Squeeze the juice of one orange in a tumbler, add a teaspoonful of powdered sugar, stir until the sugar is dissolved and fill the tumbler with plain cold water.

Orange Squash

Put the juice of one orange in a tumbler, add a tea-spoonful of powdered sugar, and when the sugar is dissolved fill the glass from a siphon of either plain, carbonated water, seltzer or soda water.

English Orange Squash

Put a rasping of the yellow rind of an orange, two tablespoonfuls of sugar and a half cupful of water in a saucepan to boil, boil five minutes and strain. When this is cold add the juice of a large orange; put it in a glass, add a little finely-shaved ice and fill the glass with soda or carbonated water.

Frozen Orange Juice

Squeeze the juice from one orange, sweeten it with a tablespoonful of powdered sugar, put it in an individual freezer, pack with salt and ice, and turn now and then until frozen like wet snow; then stir rapidly a minute and it is ready to serve. Serve in a small dainty punch glass or ice cream stem glass.

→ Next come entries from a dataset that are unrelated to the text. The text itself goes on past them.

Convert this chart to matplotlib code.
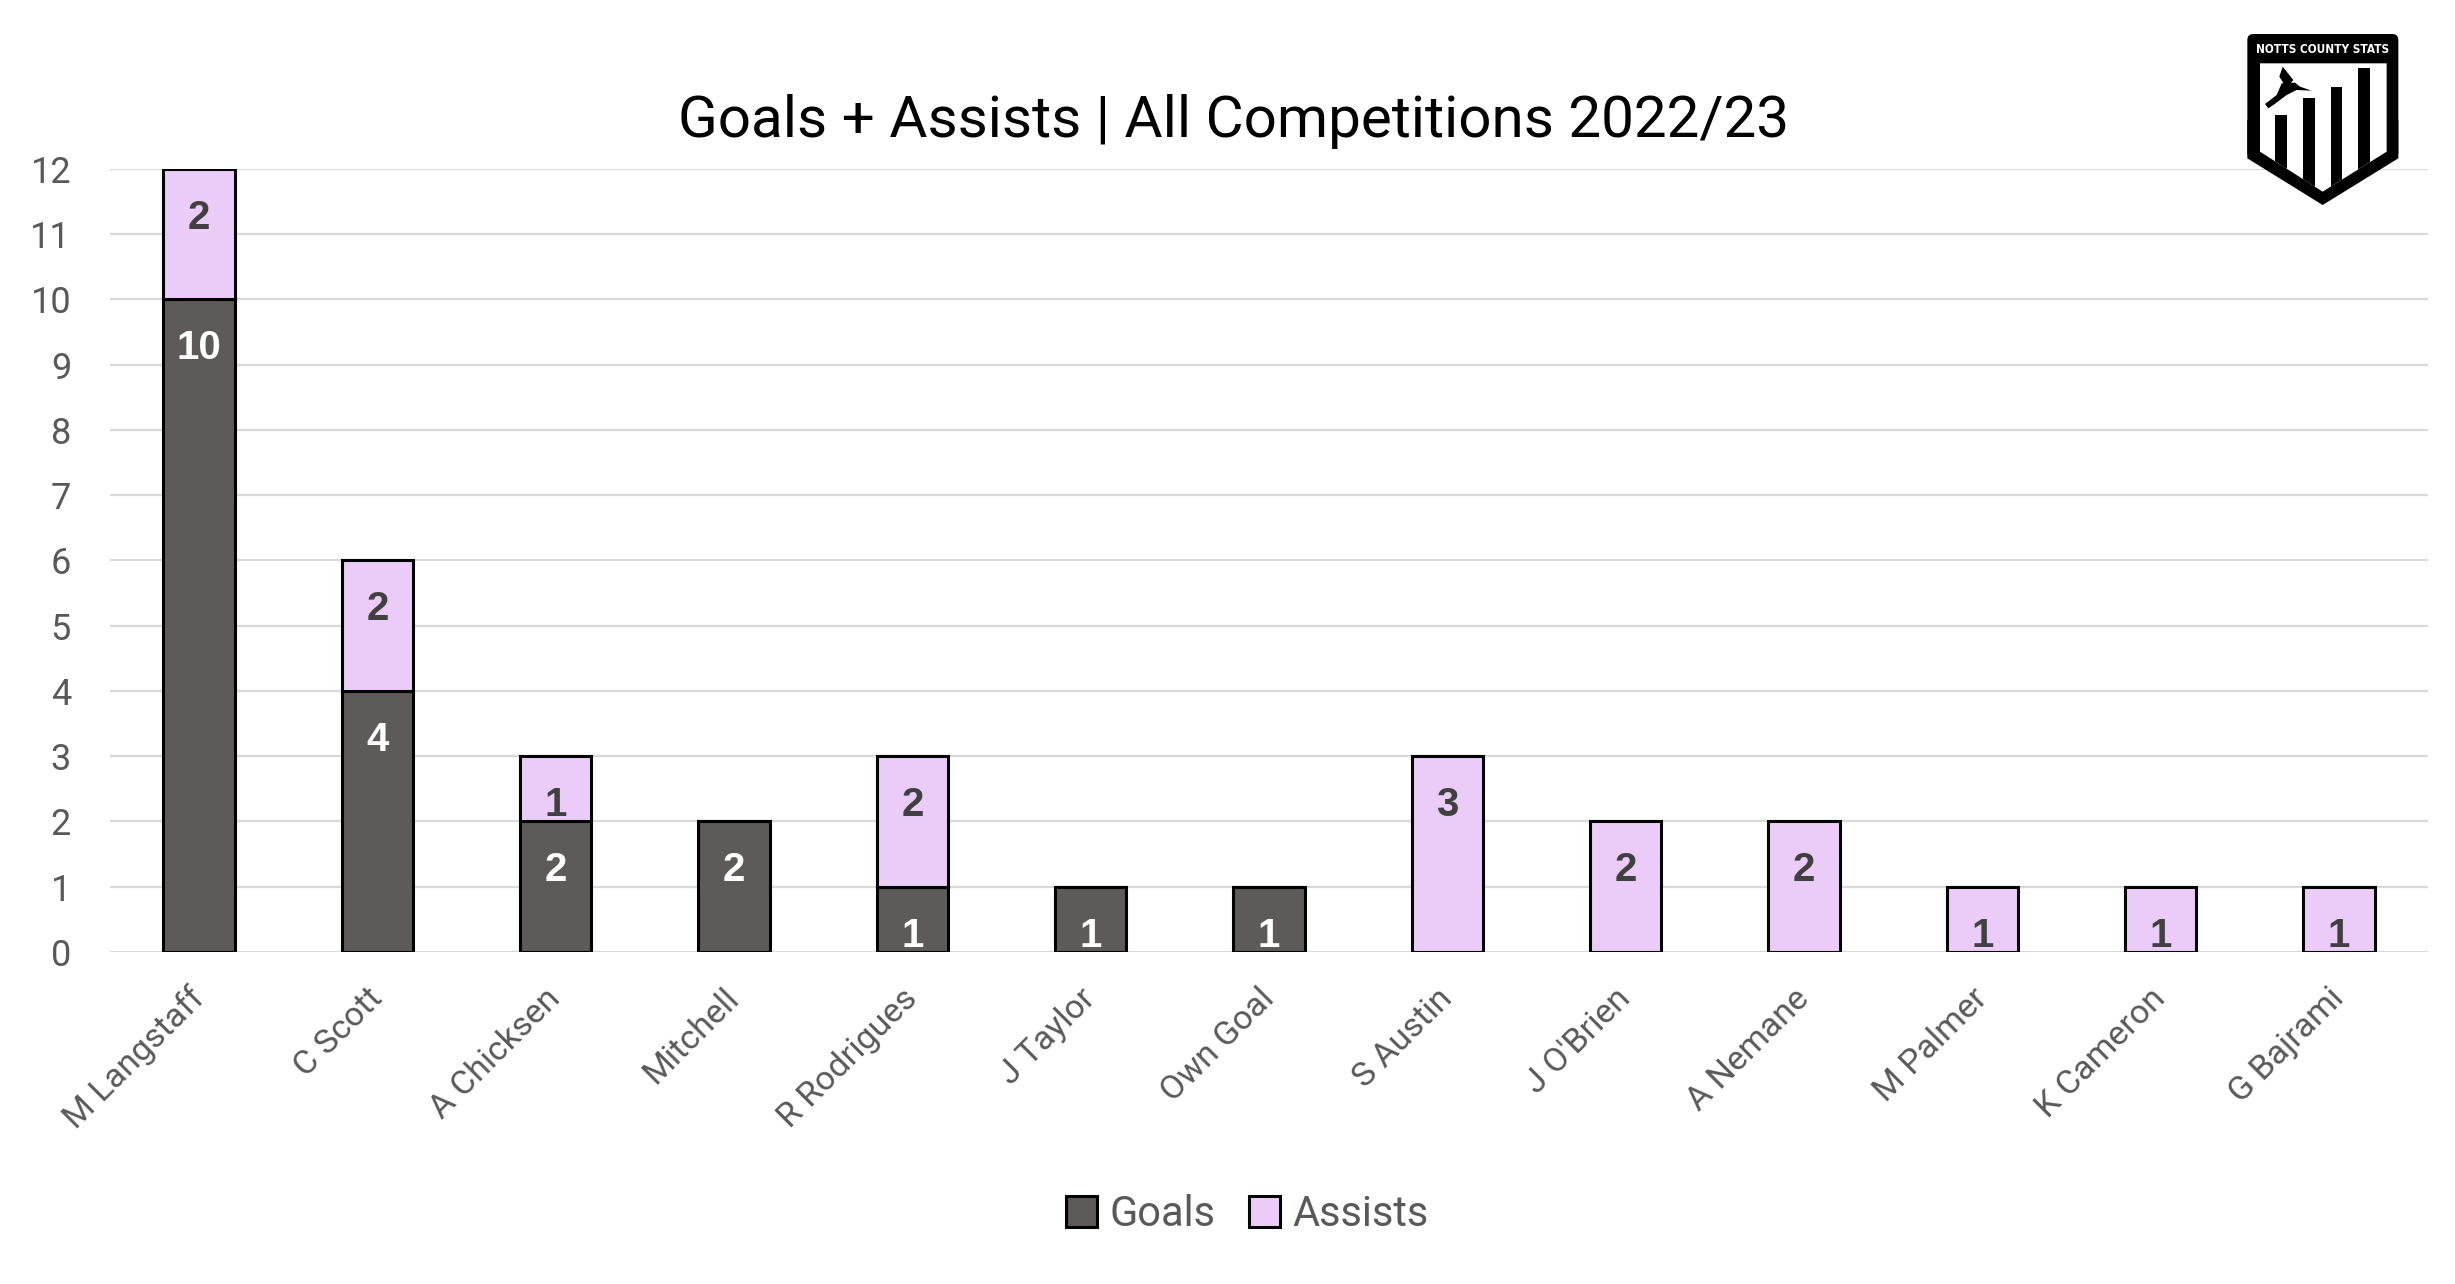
import matplotlib.pyplot as plt
import matplotlib.patches as mpatches
import numpy as np

players = ['M Langstaff', 'C Scott', 'A Chicksen', 'Mitchell', 'R Rodrigues', 'J Taylor',
           'Own Goal', 'S Austin', "J O'Brien", 'A Nemane', 'M Palmer', 'K Cameron', 'G Bajrami']
goals = [10, 4, 2, 2, 1, 1, 1, 0, 0, 0, 0, 0, 0]
assists = [2, 2, 1, 0, 2, 0, 0, 3, 2, 2, 1, 1, 1]
yticks = list(range(0, 13))

goal_col = '#5d5a59'
assist_col = '#ebccf8'
txt_col = '#595959'

fig = plt.figure(figsize=(24.55, 12.84), dpi=100)
ax = fig.add_axes([0.0448, 0.2586, 0.9442, 0.6098])

x = np.arange(len(players))
b1 = ax.bar(x, goals, width=0.4, color=goal_col, edgecolor='black', linewidth=2.2, zorder=3)
b2 = ax.bar(x, assists, width=0.4, bottom=goals, color=assist_col, edgecolor='black', linewidth=2.2, zorder=3)

# data labels sit just inside the top of each segment, clipped by the bar
for bars, vals, base, col in [(b1, goals, [0] * len(goals), 'white'), (b2, assists, goals, '#404040')]:
    for rect, v, b in zip(bars, vals, base):
        if v == 0:
            continue
        t = ax.text(rect.get_x() + rect.get_width() / 2, b + v - 0.75, str(v),
                    ha='center', va='center', fontsize=29, fontweight='bold',
                    family='Liberation Sans', color=col, zorder=4)
        t.set_clip_path(rect)

ax.set_xlim(-0.5, len(players) - 0.5)
ax.set_ylim(0, 12)
ax.set_yticks(yticks)
ax.set_xticks(x)
ax.set_xticklabels(players, rotation=45, ha='right', va='center', rotation_mode='anchor',
                   fontsize=24.5, color=txt_col, family='Roboto')
ax.tick_params(axis='x', length=0, pad=30)
ax.tick_params(axis='y', length=0, pad=28, labelsize=26, labelcolor=txt_col)
for lab in ax.get_yticklabels():
    lab.set_family('Roboto')
ax.grid(axis='y', color='#d9d9d9', linewidth=1.6, zorder=0)
for s in ax.spines.values():
    s.set_visible(False)

fig.text(0.5025, 0.905, 'Goals + Assists | All Competitions 2022/23', ha='center', va='center',
         fontsize=42, family='Roboto', color='black')

handles = [mpatches.Patch(facecolor=goal_col, edgecolor='black', linewidth=2.2, label='Goals'),
           mpatches.Patch(facecolor=assist_col, edgecolor='black', linewidth=2.2, label='Assists')]
leg = fig.legend(handles=handles, loc='center', bbox_to_anchor=(0.508, 0.054), ncol=2, frameon=False,
                 prop={'family': 'Roboto', 'size': 30}, labelcolor=txt_col,
                 handlelength=0.75, handleheight=0.75, handletextpad=0.3, columnspacing=0.8)

# logo in the top right corner
lax = fig.add_axes([2240 / 2455, 1 - 220 / 1284, 215 / 2455, 200 / 1284])
lax.set_xlim(0, 645)
lax.set_ylim(600, 0)
lax.axis('off')
outer = mpatches.FancyBboxPatch((22, 42), 453, 373, boxstyle='round,pad=0,rounding_size=18',
                                facecolor='black', edgecolor='none')
lax.add_patch(outer)
lax.add_patch(mpatches.Polygon([(22, 300), (475, 300), (475, 415), (248, 555), (22, 415)],
                               closed=True, facecolor='black', edgecolor='none'))
inner = mpatches.Polygon([(60, 130), (440, 130), (440, 395), (248, 515), (60, 395)],
                         closed=True, facecolor='white', edgecolor='none')
lax.add_patch(inner)
for x0, x1, top in [(105, 140, 285), (190, 225, 235), (272, 307, 200), (355, 390, 145)]:
    r = mpatches.Rectangle((x0, top), x1 - x0, 600 - top, facecolor='black', edgecolor='none')
    lax.add_patch(r)
    r.set_clip_path(inner)
# bird: wing, body and tail
lax.add_patch(mpatches.Polygon([(128, 140), (160, 180), (140, 205), (118, 170)],
                               closed=True, facecolor='black', edgecolor='none'))
lax.add_patch(mpatches.Polygon([(125, 190), (165, 188), (180, 200), (215, 212), (170, 210),
                                (140, 225), (100, 255), (85, 265), (75, 252), (110, 225)],
                               closed=True, facecolor='black', edgecolor='none'))
lax.text(248, 88, 'NOTTS COUNTY STATS', ha='center', va='center', color='white',
         fontsize=8.5, fontweight='bold', family='DejaVu Sans', stretch='condensed')

fig.savefig('out.png', dpi=100, facecolor='white')
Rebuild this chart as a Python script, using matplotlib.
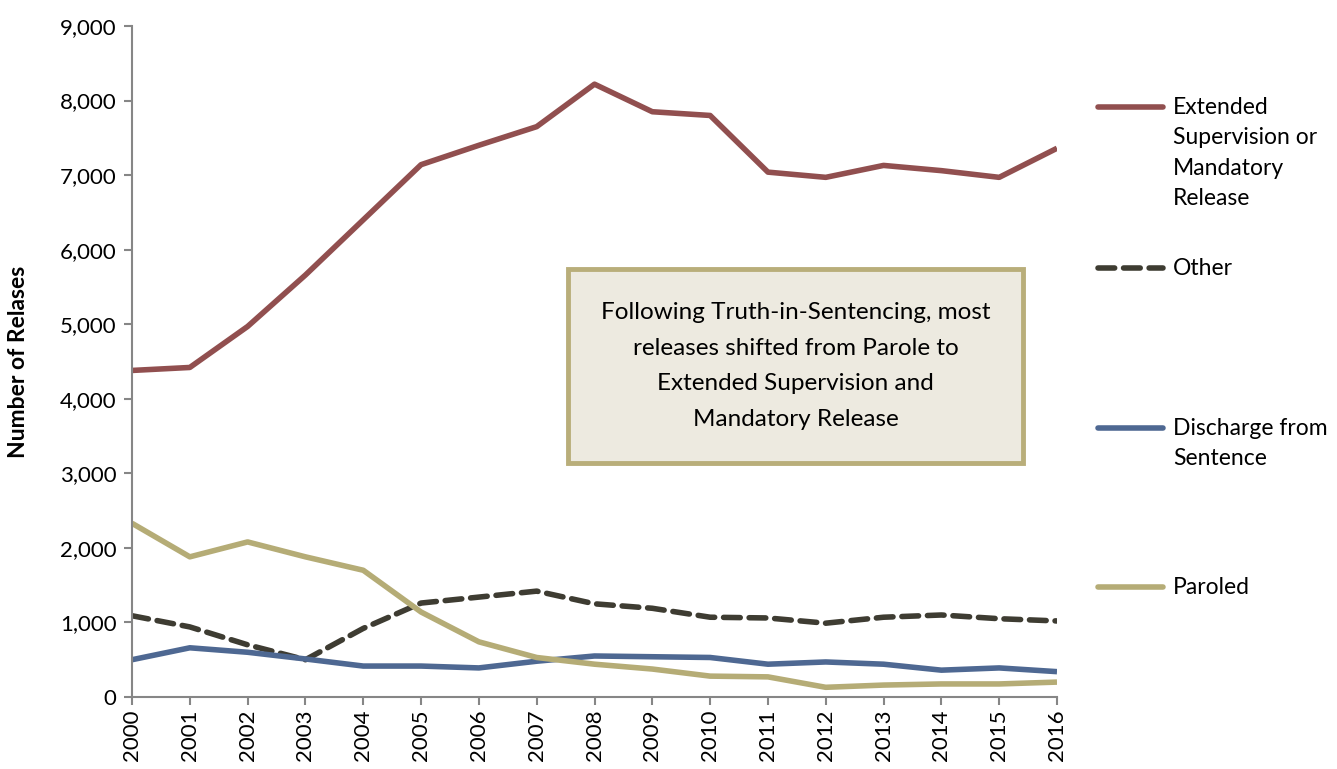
import matplotlib
matplotlib.use("Agg")
import matplotlib.pyplot as plt
from matplotlib.lines import Line2D
from matplotlib.patches import Rectangle

plt.rcParams['font.family'] = ['Lato', 'DejaVu Sans']

years = list(range(2000, 2017))
extended = [4380, 4420, 4970, 5660, 6400, 7140, 7400, 7650, 8220, 7850, 7800, 7040, 6970, 7130, 7060, 6970, 7360]
other = [1090, 940, 700, 500, 920, 1260, 1340, 1420, 1250, 1190, 1070, 1060, 990, 1070, 1100, 1050, 1020]
discharge = [500, 660, 600, 510, 415, 415, 390, 480, 550, 540, 530, 440, 470, 440, 360, 390, 340]
paroled = [2330, 1880, 2080, 1880, 1700, 1140, 740, 530, 440, 375, 280, 270, 130, 160, 175, 175, 200]

series_names = ["Extended\nSupervision or\nMandatory\nRelease", "Other", "Discharge from\nSentence", "Paroled"]
colors = ["#914F4F", "#3E3C32", "#4E6892", "#B5AC76"]
yticks = list(range(0, 9001, 1000))
annotation = "Following Truth-in-Sentencing, most\nreleases shifted from Parole to\nExtended Supervision and\nMandatory Release"

W, H = 1337, 769
fig = plt.figure(figsize=(W / 100, H / 100), dpi=100)
ax = fig.add_axes([132 / W, 1 - 697 / H, (1057 - 132) / W, (697 - 26) / H])

lw = 4.0
ax.plot(years, extended, color=colors[0], lw=lw, solid_capstyle='butt')
ax.plot(years, other, color=colors[1], lw=lw, ls=(0, (3, 1.6)), dash_capstyle='round')
ax.plot(years, discharge, color=colors[2], lw=lw, solid_capstyle='butt')
ax.plot(years, paroled, color=colors[3], lw=lw, solid_capstyle='butt')

ax.set_xlim(2000, 2016)
ax.set_ylim(0, 9000)
ax.set_yticks(yticks)
ax.set_yticklabels([f"{v:,}" for v in yticks], fontsize=16)
ax.set_xticks(years)
ax.set_xticklabels([str(y) for y in years], rotation=90, fontsize=16)
for s in ['top', 'right']:
    ax.spines[s].set_visible(False)
for s in ['left', 'bottom']:
    ax.spines[s].set_color('#868686')
    ax.spines[s].set_linewidth(1.5)
ax.tick_params(axis='both', color='#868686', width=1.5, length=6)
ax.tick_params(axis='y', pad=5)
ax.tick_params(axis='x', pad=3)
ax.set_ylabel("Number of Relases", fontsize=16.5, fontweight='bold')
ax.yaxis.set_label_coords((29 - 132) / (1057 - 132), 0.5)

# annotation box
bx0, by0, bx1, by1 = 568, 269, 1023, 463
fig.add_artist(Rectangle((bx0 / W, 1 - by1 / H), (bx1 - bx0) / W, (by1 - by0) / H,
                         transform=fig.transFigure, facecolor='#EDEAE0', edgecolor='#B9AE7A', lw=3.5))
fig.text((bx0 + bx1) / 2 / W, 1 - 366 / H, annotation, ha='center', va='center',
         fontsize=17.5, linespacing=1.85, color='#000000')

# legend
legend_y = [107, 268, 428, 587]
ls_list = ['-', (0, (3, 1.6)), '-', '-']
for name, c, yy, ls in zip(series_names, colors, legend_y, ls_list):
    fig.add_artist(Line2D([1098 / W, 1163 / W], [1 - yy / H, 1 - yy / H], transform=fig.transFigure,
                          color=c, lw=lw, ls=ls, solid_capstyle='round', dash_capstyle='round'))
    fig.text(1173 / W, 1 - (yy - 10) / H, name, ha='left', va='top', fontsize=16.5, linespacing=1.55)

fig.savefig("out.png", dpi=100)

For fever patients omit sugar.

Orange Sorbet

Follow the preceding recipe, pack the freezer, and stir constantly until the mixture is frozen. Beat the white of one egg until stiff, add a tablespoonful of powdered sugar and beat again; remove the dasher from the freezer, stir in the meringue, cover and let it stand thirty to forty minutes.

Orange Sponge

Squeeze the juice from one orange; it should measure two-thirds of a cupful. Cover a teaspoonful of granulated gelatin with a tablespoonful of water to soak for a half hour; stand over hot water until the gelatin is dissolved. Turn the orange juice into the bowl, add the gelatin and stir until the mixture is cold, but not stiff; then fold in the well-beaten white of one egg. Turn into an individual mold or pretty glass dish and put in a cold place for one hour or more. Sweeten if admissible.

Orange Souffle

Follow the preceding recipe, and when the gelatin is cold (not stiff) fold in six tablespoonfuls of cream, whipped to a stiff froth.